I always say my web design career started in a high school class taught by Sandy Mockler. It was an HTML class, which sounds boring unless you were there, because something about that class clicked for me. It was creative. It felt like painting with code. I wasn’t good at sitting still or following strict rules, but this was the kind of structured chaos I could thrive in.

The first real website I ever built was for a soap company. A family friend knew I was artsy and into photography, and one day they just asked, “Hey, could you build a site?” I said yes, even though I had no idea what I was doing. That site? It went on to become a multi-million-dollar brand — I’m talking direct competition with Dove, Dr. Squatch, all of it.
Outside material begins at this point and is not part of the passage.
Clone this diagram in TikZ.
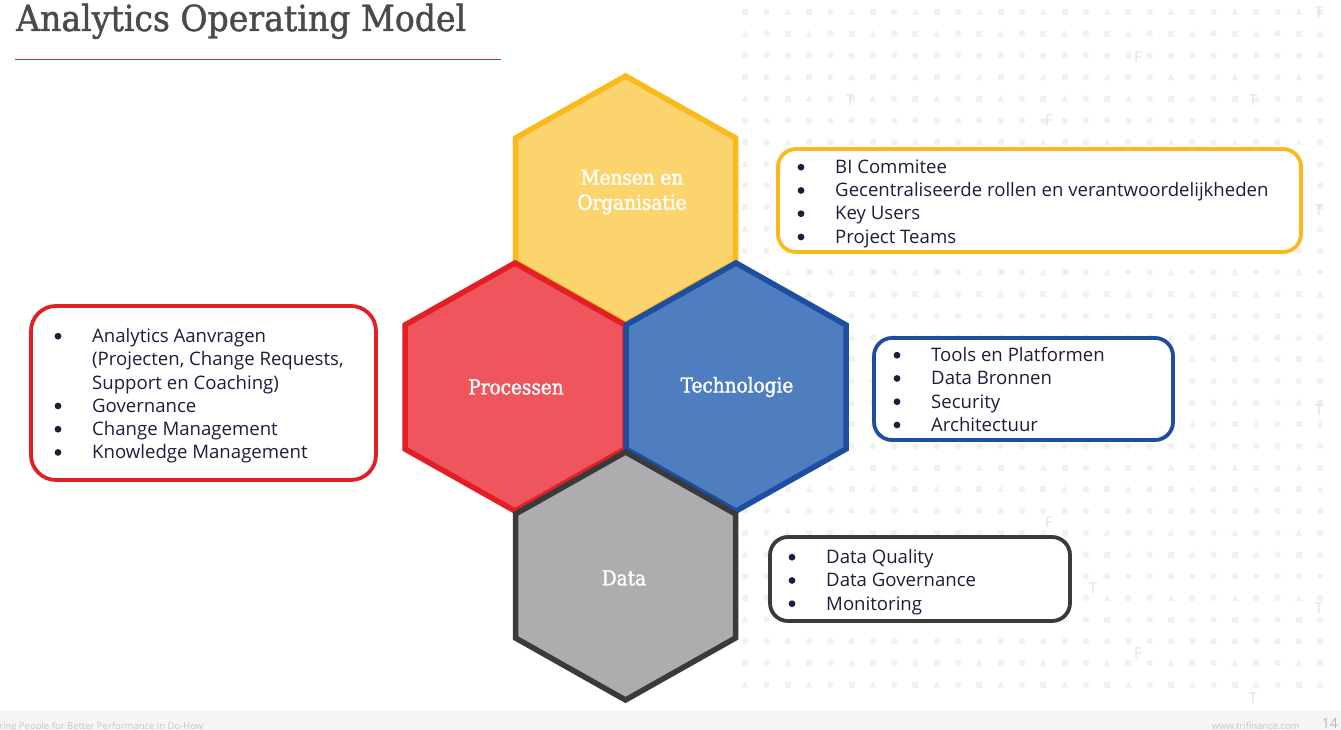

Back then, I was using Wix., and I’ve stuck with it this whole time. I started in 2009, because I saw a commercial for it while watching Criminal Minds. This was before drag-and-drop was a thing people took seriously. I’ve never coded, well except for that High School web design class. But I knew how to design. I was also knee deep in Photoshop, Illustrator, Lightroom, Canva, anything visual on the computer, I was on it. I didn’t just teach myself web design. I taught myself branding, social media graphics, product packaging, logos, the whole ecosystem, just because I loved it.


Here’s the wild part: I was around when the company went public in November of 2013. I was a freshman in college, no sense of what I wanted to do with my life, and still figuring out where the dining hall was. They invited me to invest. Literally invited me to invest in the company’s IPO. And I missed the email.

I didn’t even know what investing was. I saw the message months later and was like… huh. Cool. Wish someone had explained what that meant. While I was stressing about what job I was going to get, "webdesigner" was staring me straight in the face yelling "Invest in me, invest in yourself, dammit!"



A couple years ago, I thought maybe I’d go the corporate route. UX design jobs were calling my name. I was landing third and fourth-round interviews at Hilton, Walmart, United, Frontier, Brad’s Deals, even some random insurance company I couldn’t name now if I tried. Every time, the feedback was the same: “Your designs are great, but you don’t have corporate experience.” They weren’t wrong. I didn’t. I had real-world experience, launching brands from scratch, talking directly to clients, handling everything from design to strategy. I just didn’t have a resume with a company logo stamped on top of it.

So I pivoted. I reached out to a couple Hutterite colonies. Asked if they needed a website. They said yes, full price, no questions asked. That moment right there? That’s when I knew this was going to be big.

This business wasn’t built in a lab or a boardroom. It was built from trust, late nights, a hundred tiny risks, and saying yes before I was ready. And now? Now it’s everything! So here’s your sign.


Start the thing. Take the leap. Follow your childhood passions. Trust yourself...and maybe even the universe a little. You have no idea what it could turn into.